> _PROBLEM STATEMENT_: Report all lines holding "this".

> _DATA FOR PROCESSING_:

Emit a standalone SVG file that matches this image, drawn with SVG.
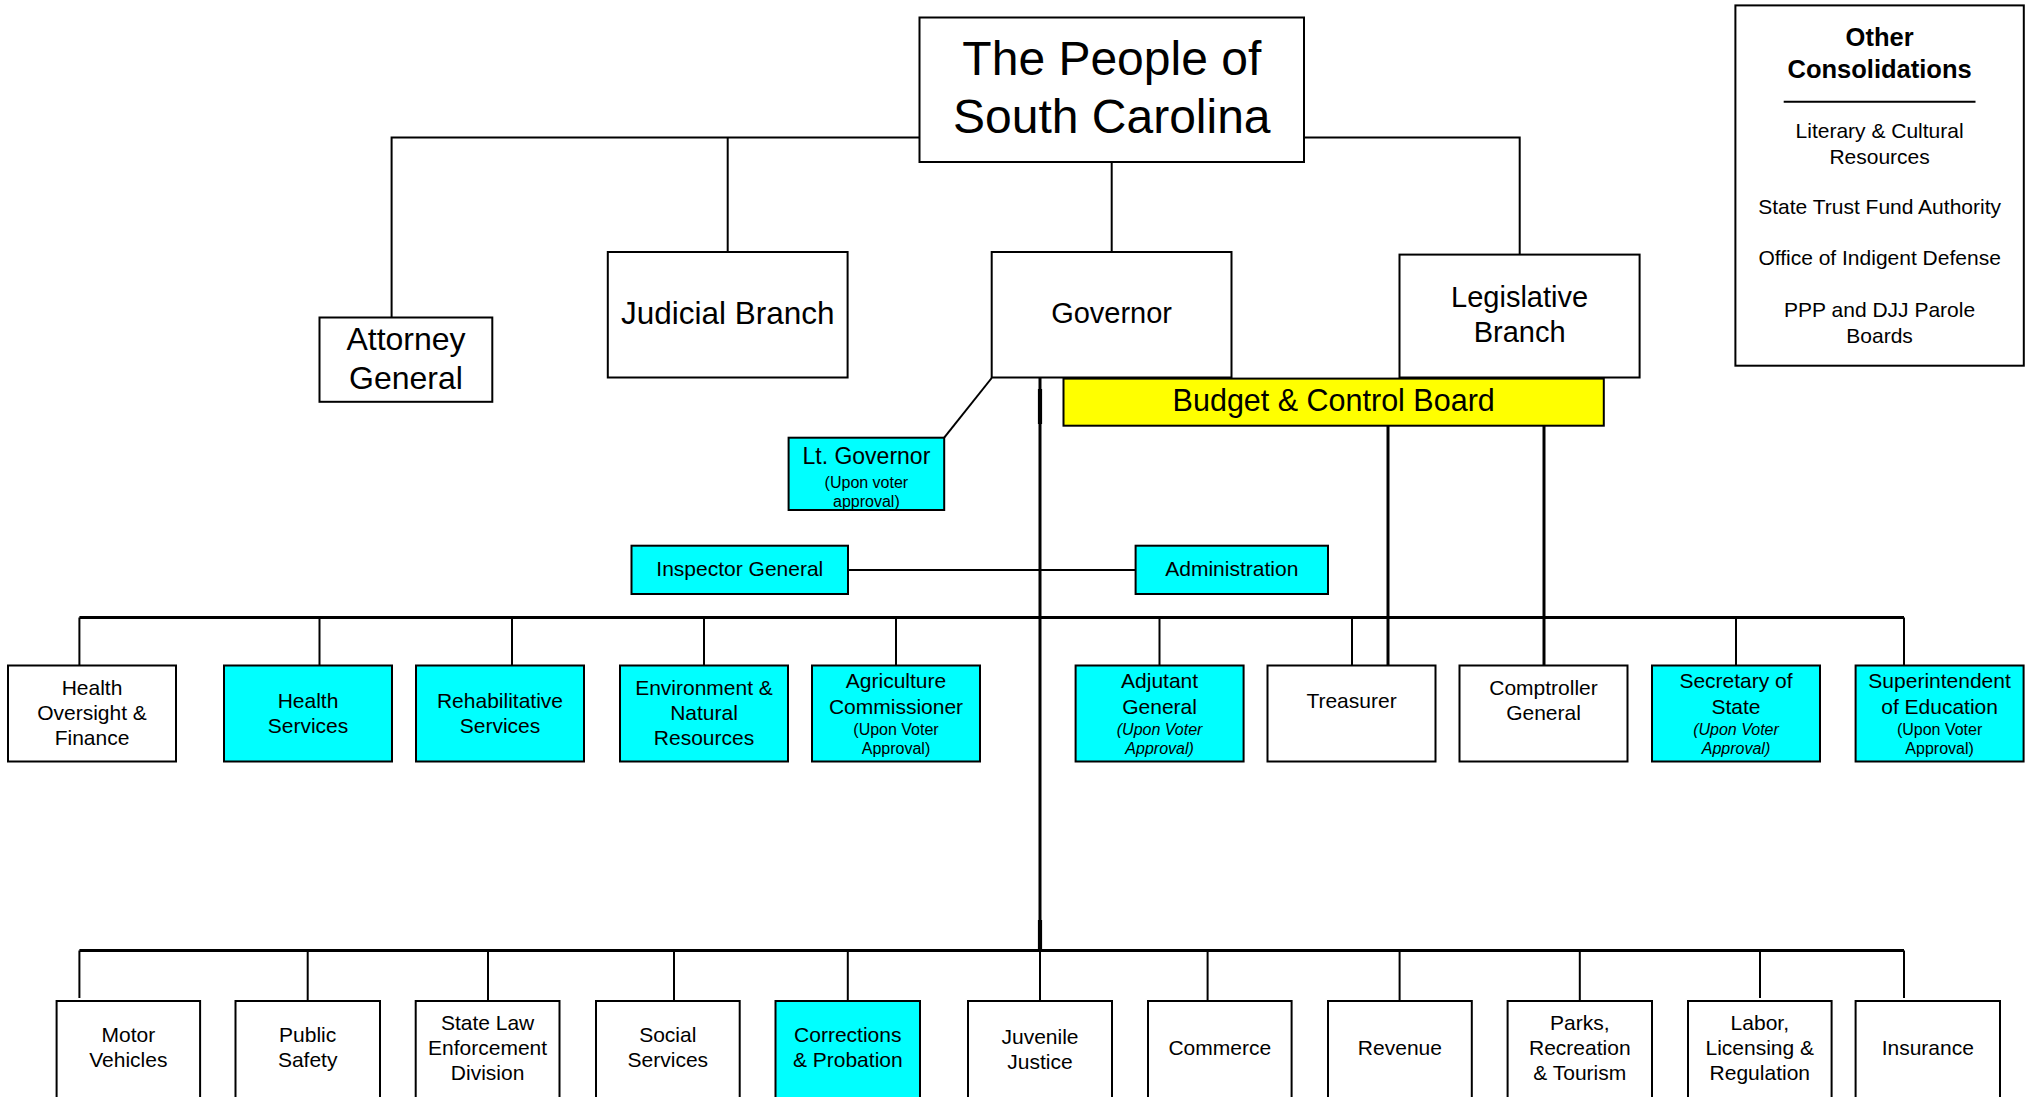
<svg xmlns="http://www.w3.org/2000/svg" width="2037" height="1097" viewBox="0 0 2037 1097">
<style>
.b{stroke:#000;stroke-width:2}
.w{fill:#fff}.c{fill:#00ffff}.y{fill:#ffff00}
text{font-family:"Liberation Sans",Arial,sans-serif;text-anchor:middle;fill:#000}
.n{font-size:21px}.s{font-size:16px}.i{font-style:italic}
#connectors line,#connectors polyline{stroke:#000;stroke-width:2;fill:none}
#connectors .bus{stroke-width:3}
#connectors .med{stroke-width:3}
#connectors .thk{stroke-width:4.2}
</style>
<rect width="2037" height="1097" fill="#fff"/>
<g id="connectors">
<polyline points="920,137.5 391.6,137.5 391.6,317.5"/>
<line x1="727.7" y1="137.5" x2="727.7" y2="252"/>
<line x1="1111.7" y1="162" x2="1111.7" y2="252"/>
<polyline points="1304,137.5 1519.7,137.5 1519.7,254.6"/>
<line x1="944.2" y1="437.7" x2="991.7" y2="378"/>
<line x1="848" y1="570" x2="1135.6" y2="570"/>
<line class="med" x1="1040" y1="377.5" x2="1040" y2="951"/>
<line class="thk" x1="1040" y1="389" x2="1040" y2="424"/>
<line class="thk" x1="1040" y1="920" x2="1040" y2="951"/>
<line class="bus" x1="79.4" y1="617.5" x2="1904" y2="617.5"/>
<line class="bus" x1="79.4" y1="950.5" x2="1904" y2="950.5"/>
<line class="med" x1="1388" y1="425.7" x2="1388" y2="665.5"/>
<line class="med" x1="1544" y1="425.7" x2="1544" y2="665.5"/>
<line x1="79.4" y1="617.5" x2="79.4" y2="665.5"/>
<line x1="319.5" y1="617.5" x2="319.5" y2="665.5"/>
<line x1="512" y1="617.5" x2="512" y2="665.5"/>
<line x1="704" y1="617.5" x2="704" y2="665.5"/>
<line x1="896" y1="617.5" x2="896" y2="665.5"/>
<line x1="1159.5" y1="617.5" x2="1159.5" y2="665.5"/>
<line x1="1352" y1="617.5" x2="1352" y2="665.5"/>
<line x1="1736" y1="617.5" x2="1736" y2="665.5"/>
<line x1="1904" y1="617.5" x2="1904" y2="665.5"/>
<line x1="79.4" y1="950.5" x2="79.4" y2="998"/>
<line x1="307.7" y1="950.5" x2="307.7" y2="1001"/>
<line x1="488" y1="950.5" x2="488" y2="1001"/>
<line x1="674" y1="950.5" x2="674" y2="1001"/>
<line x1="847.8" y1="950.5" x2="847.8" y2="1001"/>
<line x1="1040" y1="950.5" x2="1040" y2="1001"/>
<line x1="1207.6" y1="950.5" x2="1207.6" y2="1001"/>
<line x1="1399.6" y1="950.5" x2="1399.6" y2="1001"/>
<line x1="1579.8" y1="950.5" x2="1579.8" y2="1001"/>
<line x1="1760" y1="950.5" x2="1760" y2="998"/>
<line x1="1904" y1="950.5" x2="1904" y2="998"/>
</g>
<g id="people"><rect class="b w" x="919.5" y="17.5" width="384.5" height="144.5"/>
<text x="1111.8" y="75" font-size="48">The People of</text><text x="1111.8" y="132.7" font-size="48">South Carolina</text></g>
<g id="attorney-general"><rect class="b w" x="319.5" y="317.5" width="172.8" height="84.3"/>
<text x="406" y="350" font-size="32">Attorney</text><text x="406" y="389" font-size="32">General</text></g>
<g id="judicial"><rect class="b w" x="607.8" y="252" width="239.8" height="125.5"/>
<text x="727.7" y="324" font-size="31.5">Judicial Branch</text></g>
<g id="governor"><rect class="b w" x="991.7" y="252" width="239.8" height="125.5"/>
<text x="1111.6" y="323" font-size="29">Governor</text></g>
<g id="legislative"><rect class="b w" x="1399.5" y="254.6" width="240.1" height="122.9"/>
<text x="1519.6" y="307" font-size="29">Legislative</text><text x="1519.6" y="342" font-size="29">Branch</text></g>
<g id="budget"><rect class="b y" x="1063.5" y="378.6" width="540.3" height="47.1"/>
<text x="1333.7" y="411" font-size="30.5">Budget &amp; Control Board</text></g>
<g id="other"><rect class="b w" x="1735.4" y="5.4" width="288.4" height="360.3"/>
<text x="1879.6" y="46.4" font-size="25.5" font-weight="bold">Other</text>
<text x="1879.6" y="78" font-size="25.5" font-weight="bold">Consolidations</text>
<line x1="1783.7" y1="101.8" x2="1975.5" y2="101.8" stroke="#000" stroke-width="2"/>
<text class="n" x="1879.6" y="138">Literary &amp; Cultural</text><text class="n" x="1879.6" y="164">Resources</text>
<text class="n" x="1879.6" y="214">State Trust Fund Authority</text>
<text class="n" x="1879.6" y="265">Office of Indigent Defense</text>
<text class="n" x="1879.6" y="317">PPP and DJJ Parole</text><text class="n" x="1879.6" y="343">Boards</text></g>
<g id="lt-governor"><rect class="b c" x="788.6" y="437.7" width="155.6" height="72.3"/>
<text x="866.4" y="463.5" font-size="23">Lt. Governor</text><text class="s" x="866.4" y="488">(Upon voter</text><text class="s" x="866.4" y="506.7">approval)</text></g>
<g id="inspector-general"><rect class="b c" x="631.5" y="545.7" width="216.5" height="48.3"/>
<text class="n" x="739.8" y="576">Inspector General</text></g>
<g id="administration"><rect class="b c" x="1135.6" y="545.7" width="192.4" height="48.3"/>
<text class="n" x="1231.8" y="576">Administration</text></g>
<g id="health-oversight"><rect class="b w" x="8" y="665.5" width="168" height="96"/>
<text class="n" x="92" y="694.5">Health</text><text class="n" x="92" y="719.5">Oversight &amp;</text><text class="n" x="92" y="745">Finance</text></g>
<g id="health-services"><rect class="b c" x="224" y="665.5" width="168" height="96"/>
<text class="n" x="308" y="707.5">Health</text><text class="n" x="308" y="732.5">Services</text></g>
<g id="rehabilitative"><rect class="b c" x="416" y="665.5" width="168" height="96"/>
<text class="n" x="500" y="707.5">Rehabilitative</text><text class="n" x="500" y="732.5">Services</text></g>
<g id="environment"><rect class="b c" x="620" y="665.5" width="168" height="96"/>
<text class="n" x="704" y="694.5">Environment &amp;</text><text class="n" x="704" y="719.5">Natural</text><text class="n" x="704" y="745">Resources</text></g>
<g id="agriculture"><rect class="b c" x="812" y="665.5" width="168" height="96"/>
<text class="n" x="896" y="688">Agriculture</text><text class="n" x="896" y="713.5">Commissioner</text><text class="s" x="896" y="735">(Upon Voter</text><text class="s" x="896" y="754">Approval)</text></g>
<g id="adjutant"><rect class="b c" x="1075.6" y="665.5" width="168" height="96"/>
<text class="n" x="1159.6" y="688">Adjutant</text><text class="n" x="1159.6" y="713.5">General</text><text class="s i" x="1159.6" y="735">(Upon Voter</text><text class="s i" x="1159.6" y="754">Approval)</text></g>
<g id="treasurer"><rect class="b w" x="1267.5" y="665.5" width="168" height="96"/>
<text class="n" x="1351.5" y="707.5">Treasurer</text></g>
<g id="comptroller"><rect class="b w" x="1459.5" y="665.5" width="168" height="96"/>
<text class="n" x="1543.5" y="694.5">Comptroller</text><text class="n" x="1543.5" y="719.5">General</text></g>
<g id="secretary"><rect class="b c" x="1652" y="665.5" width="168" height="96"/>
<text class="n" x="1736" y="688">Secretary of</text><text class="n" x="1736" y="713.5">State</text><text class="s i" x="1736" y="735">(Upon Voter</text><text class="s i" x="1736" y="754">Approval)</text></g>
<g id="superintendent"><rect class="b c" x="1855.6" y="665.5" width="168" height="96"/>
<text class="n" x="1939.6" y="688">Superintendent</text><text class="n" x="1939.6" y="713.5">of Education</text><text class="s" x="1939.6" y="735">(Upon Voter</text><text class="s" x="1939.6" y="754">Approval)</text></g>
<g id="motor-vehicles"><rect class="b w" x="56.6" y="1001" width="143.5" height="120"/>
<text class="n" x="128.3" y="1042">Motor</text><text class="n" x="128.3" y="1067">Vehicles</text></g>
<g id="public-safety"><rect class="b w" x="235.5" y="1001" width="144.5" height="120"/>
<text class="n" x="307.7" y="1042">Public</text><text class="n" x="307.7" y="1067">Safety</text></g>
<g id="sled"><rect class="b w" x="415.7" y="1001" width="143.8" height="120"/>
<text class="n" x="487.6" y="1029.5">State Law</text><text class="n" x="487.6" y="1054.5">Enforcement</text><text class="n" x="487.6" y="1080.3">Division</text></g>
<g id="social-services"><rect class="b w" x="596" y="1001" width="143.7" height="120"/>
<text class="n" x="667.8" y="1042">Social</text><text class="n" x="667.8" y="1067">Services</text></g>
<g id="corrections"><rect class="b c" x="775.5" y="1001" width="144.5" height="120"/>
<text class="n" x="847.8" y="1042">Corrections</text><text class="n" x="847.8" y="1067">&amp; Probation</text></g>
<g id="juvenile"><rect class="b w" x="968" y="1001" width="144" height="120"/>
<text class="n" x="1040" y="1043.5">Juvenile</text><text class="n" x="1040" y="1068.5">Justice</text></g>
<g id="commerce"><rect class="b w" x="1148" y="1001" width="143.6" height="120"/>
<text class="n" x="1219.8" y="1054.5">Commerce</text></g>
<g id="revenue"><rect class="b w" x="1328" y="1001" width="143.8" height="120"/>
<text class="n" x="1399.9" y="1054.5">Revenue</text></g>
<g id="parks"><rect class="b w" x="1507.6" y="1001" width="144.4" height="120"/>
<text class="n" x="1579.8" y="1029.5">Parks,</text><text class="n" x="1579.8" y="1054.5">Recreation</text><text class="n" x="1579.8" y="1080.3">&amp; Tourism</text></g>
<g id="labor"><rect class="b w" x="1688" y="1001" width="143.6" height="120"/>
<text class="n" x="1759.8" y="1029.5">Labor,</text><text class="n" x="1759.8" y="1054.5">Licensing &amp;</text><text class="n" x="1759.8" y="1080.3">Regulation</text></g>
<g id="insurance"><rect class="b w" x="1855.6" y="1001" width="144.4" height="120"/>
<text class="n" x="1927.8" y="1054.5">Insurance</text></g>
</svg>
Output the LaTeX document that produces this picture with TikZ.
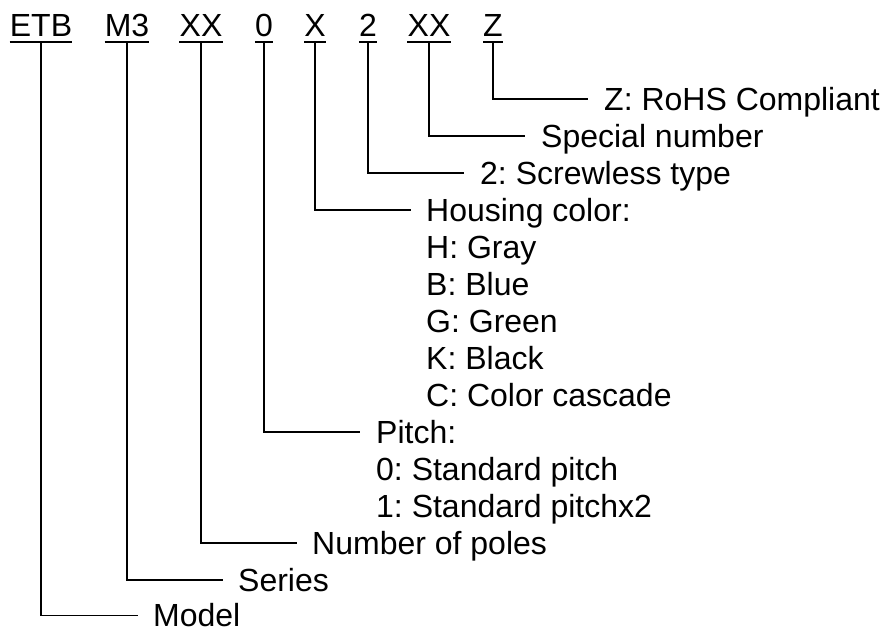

> _SOLUTION_:
Emit a standalone SVG file that matches this image, drawn with SVG.
Output the LaTeX document that produces this picture with TikZ.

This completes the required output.